### AIM OF THE TASK
Copy the lines of the data below exactly, starting at the first and stopping after the line that contains "var NARROW = 0.82;"; include no pictures.

### EXERCISE MATERIAL
────────────────────────────────────────

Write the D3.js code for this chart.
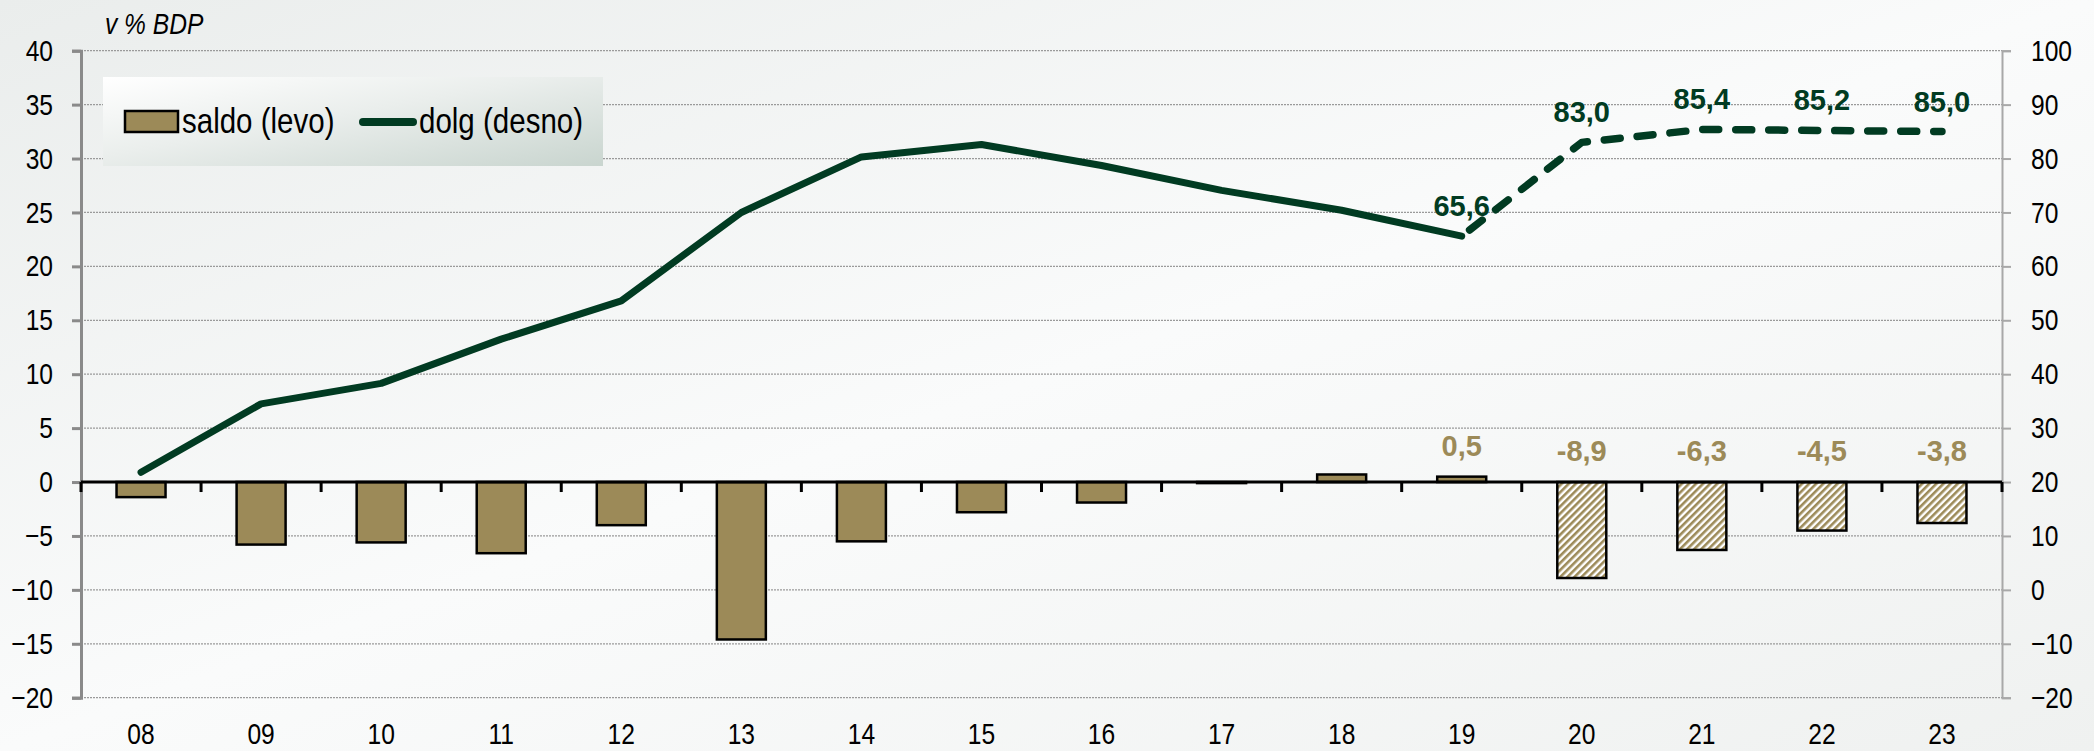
<!DOCTYPE html>
<html lang="sl">
<head>
<meta charset="UTF-8">
<title>saldo in dolg</title>
<script src="https://cdn.jsdelivr.net/npm/d3@7"></script>
<style>
html, body { margin: 0; padding: 0; background: #f3f5f4; }
svg { display: block; }
text { font-family: "Liberation Sans", Arial, sans-serif; }
.lbl { font-weight: bold; }
</style>
</head>
<body>
<svg id="chart" width="2094" height="751"></svg>
<script>
// data
var years = ['08','09','10','11','12','13','14','15','16','17','18','19','20','21','22','23'];
var saldo = [-1.4, -5.8, -5.6, -6.6, -4.0, -14.6, -5.5, -2.8, -1.9, -0.1, 0.7, 0.5, -8.9, -6.3, -4.5, -3.8];
var dolg  = [21.8, 34.5, 38.3, 46.5, 53.6, 70.0, 80.3, 82.6, 78.7, 74.1, 70.4, 65.6, 83.0, 85.4, 85.2, 85.0];
var leftTicks  = [-20, -15, -10, -5, 0, 5, 10, 15, 20, 25, 30, 35, 40];
var rightTicks = [-20, -10, 0, 10, 20, 30, 40, 50, 60, 70, 80, 90, 100];
var firstForecast = 12;   // '20' onwards is projection
var firstLabel = 11;      // labels from '19'

var khaki = '#9c8a58', green = '#013b22';
var NARROW = 0.82;   // no Arial Narrow installed, squeeze Liberation Sans

// squeeze text horizontally around its own x position
function narrow(sel) {
  sel.each(function () {
    var t = d3.select(this);
    var xv = +(t.attr('x') || 0);
    t.attr('x', xv / NARROW).attr('transform', 'scale(' + NARROW + ',1)');
  });
}

var svg = d3.select('#chart');
var defs = svg.append('defs');

// background gradient
var bg = defs.append('linearGradient').attr('id', 'bg')
  .attr('x1', '0%').attr('y1', '0%').attr('x2', '100%').attr('y2', '100%');
bg.append('stop').attr('offset', '0%').attr('stop-color', '#eaedec');
bg.append('stop').attr('offset', '50%').attr('stop-color', '#fafbfb');
bg.append('stop').attr('offset', '100%').attr('stop-color', '#eff1f0');

var lg = defs.append('linearGradient').attr('id', 'legbg')
  .attr('x1', '0%').attr('y1', '0%').attr('x2', '100%').attr('y2', '100%');
lg.append('stop').attr('offset', '0%').attr('stop-color', '#ffffff');
lg.append('stop').attr('offset', '45%').attr('stop-color', '#eaeeec');
lg.append('stop').attr('offset', '100%').attr('stop-color', '#c9d5cf');

var hatch = defs.append('pattern').attr('id', 'hatch')
  .attr('patternUnits', 'userSpaceOnUse').attr('width', 5).attr('height', 5)
  .attr('patternTransform', 'rotate(45)');
hatch.append('rect').attr('width', 5).attr('height', 5).attr('fill', '#ffffff');
hatch.append('line').attr('x1', 1.3).attr('y1', 0).attr('x2', 1.3).attr('y2', 5)
  .attr('stroke', khaki).attr('stroke-width', 2.6);

svg.append('rect').attr('width', 2094).attr('height', 751).attr('fill', 'url(#bg)');

// scales
var x = d3.scaleBand().domain(years).range([81, 2002]);
var yL = d3.scaleLinear().domain([-20, 40]).range([697.7, 50.7]);
var yR = d3.scaleLinear().domain([-20, 100]).range([697.7, 50.7]);

// gridlines
svg.append('g').selectAll('line')
  .data(leftTicks.filter(function (d) { return d !== 0; }))
  .enter().append('line')
  .attr('x1', 81).attr('x2', 2002)
  .attr('y1', function (d) { return yL(d); }).attr('y2', function (d) { return yL(d); })
  .attr('stroke', '#9a9a9a').attr('stroke-width', 1.2).attr('stroke-dasharray', '2,1');

// left axis
var axL = svg.append('g').attr('transform', 'translate(81,0)')
  .call(d3.axisLeft(yL).tickValues(leftTicks).tickSize(9).tickPadding(19));
axL.select('.domain').attr('stroke', '#8a8a8a').attr('stroke-width', 3);
axL.selectAll('.tick line').attr('stroke', '#8a8a8a').attr('stroke-width', 3);
axL.selectAll('.tick text').attr('font-size', 30).attr('fill', '#000').call(narrow);
axL.attr('font-family', null);

// right axis
var axR = svg.append('g').attr('transform', 'translate(2002,0)')
  .call(d3.axisRight(yR).tickValues(rightTicks).tickSize(9).tickPadding(20));
axR.select('.domain').attr('stroke', '#a8a8a8').attr('stroke-width', 2);
axR.selectAll('.tick line').attr('stroke', '#a8a8a8').attr('stroke-width', 2);
axR.selectAll('.tick text').attr('font-size', 30).attr('fill', '#000').call(narrow);
axR.attr('font-family', null);

// category labels at bottom
var axB = svg.append('g').attr('transform', 'translate(0,713)')
  .call(d3.axisBottom(x).tickSize(0).tickPadding(10));
axB.select('.domain').remove();
axB.selectAll('.tick text').attr('font-size', 30).attr('fill', '#000').call(narrow);
axB.attr('font-family', null);

// bars
var bw = 49;
svg.append('g').selectAll('rect')
  .data(saldo)
  .enter().append('rect')
  .attr('x', function (d, i) { return x(years[i]) + x.bandwidth() / 2 - bw / 2; })
  .attr('y', function (d) { return yL(Math.max(0, d)); })
  .attr('width', bw)
  .attr('height', function (d) { return Math.abs(yL(d) - yL(0)); })
  .attr('fill', function (d, i) { return i >= firstForecast ? 'url(#hatch)' : khaki; })
  .attr('stroke', '#000').attr('stroke-width', 2.5);

// zero axis with ticks between categories
var y0 = yL(0);
svg.append('line').attr('x1', 81).attr('x2', 2002).attr('y1', y0).attr('y2', y0)
  .attr('stroke', '#000').attr('stroke-width', 3);
var bounds = years.map(function (d) { return x(d); }).concat([x.range()[1]]);
svg.append('g').selectAll('line').data(bounds).enter().append('line')
  .attr('x1', function (d) { return d; }).attr('x2', function (d) { return d; })
  .attr('y1', y0).attr('y2', y0 + 10)
  .attr('stroke', '#000').attr('stroke-width', 3);

// debt line
var cx = function (i) { return x(years[i]) + x.bandwidth() / 2; };
var line = d3.line().x(function (d) { return cx(d.i); }).y(function (d) { return yR(d.v); });
var pts = dolg.map(function (v, i) { return { i: i, v: v }; });
svg.append('path').datum(pts.slice(0, firstForecast))
  .attr('d', line).attr('fill', 'none').attr('stroke', green)
  .attr('stroke-width', 7).attr('stroke-linejoin', 'round').attr('stroke-linecap', 'round');
svg.append('path').datum(pts.slice(firstForecast - 1))
  .attr('d', line).attr('fill', 'none').attr('stroke', green)
  .attr('stroke-width', 7.5).attr('stroke-linejoin', 'round').attr('stroke-linecap', 'round')
  .attr('stroke-dasharray', '16,17').attr('stroke-dashoffset', -10);

// labels
function fmt(v) { return v.toFixed(1).replace('.', ','); }
svg.append('g').selectAll('text')
  .data(pts.slice(firstLabel))
  .enter().append('text').attr('class', 'lbl')
  .attr('x', function (d) { return cx(d.i); })
  .attr('y', function (d) { return yR(d.v) - 20; })
  .attr('text-anchor', 'middle').attr('font-size', 29).attr('fill', green)
  .text(function (d) { return fmt(d.v); });

svg.append('g').selectAll('text')
  .data(saldo.map(function (v, i) { return { i: i, v: v }; }).slice(firstLabel))
  .enter().append('text').attr('class', 'lbl')
  .attr('x', function (d) { return cx(d.i); })
  .attr('y', function (d) { return yL(Math.max(0, d.v)) - 21; })
  .attr('text-anchor', 'middle').attr('font-size', 29).attr('fill', khaki)
  .text(function (d) { return fmt(d.v); });

// unit
svg.append('text').attr('x', 105).attr('y', 34)
  .attr('font-size', 30).attr('font-style', 'italic').attr('fill', '#000')
  .text('v % BDP').call(narrow);

// legend
var leg = svg.append('g');
leg.append('rect').attr('x', 103).attr('y', 77).attr('width', 500).attr('height', 89)
  .attr('fill', 'url(#legbg)');
leg.append('rect').attr('x', 125).attr('y', 111).attr('width', 53).attr('height', 21)
  .attr('fill', khaki).attr('stroke', '#000').attr('stroke-width', 2.5);
leg.append('text').attr('x', 182).attr('y', 133)
  .attr('font-size', 36).attr('fill', '#000').text('saldo (levo)').call(narrow);
leg.append('line').attr('x1', 363).attr('x2', 413).attr('y1', 122).attr('y2', 122)
  .attr('stroke', green).attr('stroke-width', 8).attr('stroke-linecap', 'round');
leg.append('text').attr('x', 419).attr('y', 133)
  .attr('font-size', 36).attr('fill', '#000').text('dolg (desno)').call(narrow);
</script>
</body>
</html>
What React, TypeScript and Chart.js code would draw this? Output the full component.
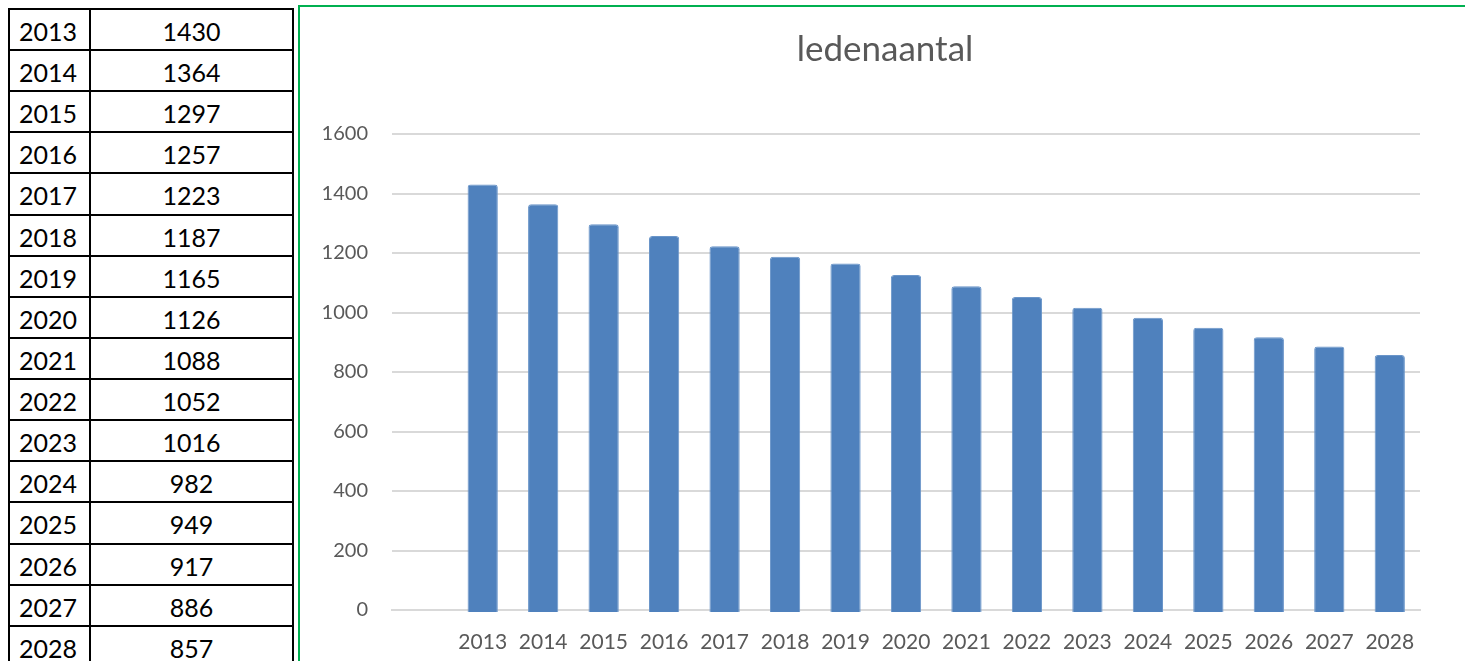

────────────────────────────────────────

### CORRECT RESULT
Write the D3.js code for this chart.
<!DOCTYPE html>
<html lang="sl">
<head>
<meta charset="UTF-8">
<title>saldo in dolg</title>
<script src="https://cdn.jsdelivr.net/npm/d3@7"></script>
<style>
html, body { margin: 0; padding: 0; background: #f3f5f4; }
svg { display: block; }
text { font-family: "Liberation Sans", Arial, sans-serif; }
.lbl { font-weight: bold; }
</style>
</head>
<body>
<svg id="chart" width="2094" height="751"></svg>
<script>
// data
var years = ['08','09','10','11','12','13','14','15','16','17','18','19','20','21','22','23'];
var saldo = [-1.4, -5.8, -5.6, -6.6, -4.0, -14.6, -5.5, -2.8, -1.9, -0.1, 0.7, 0.5, -8.9, -6.3, -4.5, -3.8];
var dolg  = [21.8, 34.5, 38.3, 46.5, 53.6, 70.0, 80.3, 82.6, 78.7, 74.1, 70.4, 65.6, 83.0, 85.4, 85.2, 85.0];
var leftTicks  = [-20, -15, -10, -5, 0, 5, 10, 15, 20, 25, 30, 35, 40];
var rightTicks = [-20, -10, 0, 10, 20, 30, 40, 50, 60, 70, 80, 90, 100];
var firstForecast = 12;   // '20' onwards is projection
var firstLabel = 11;      // labels from '19'

var khaki = '#9c8a58', green = '#013b22';
var NARROW = 0.82;   // no Arial Narrow installed, squeeze Liberation Sans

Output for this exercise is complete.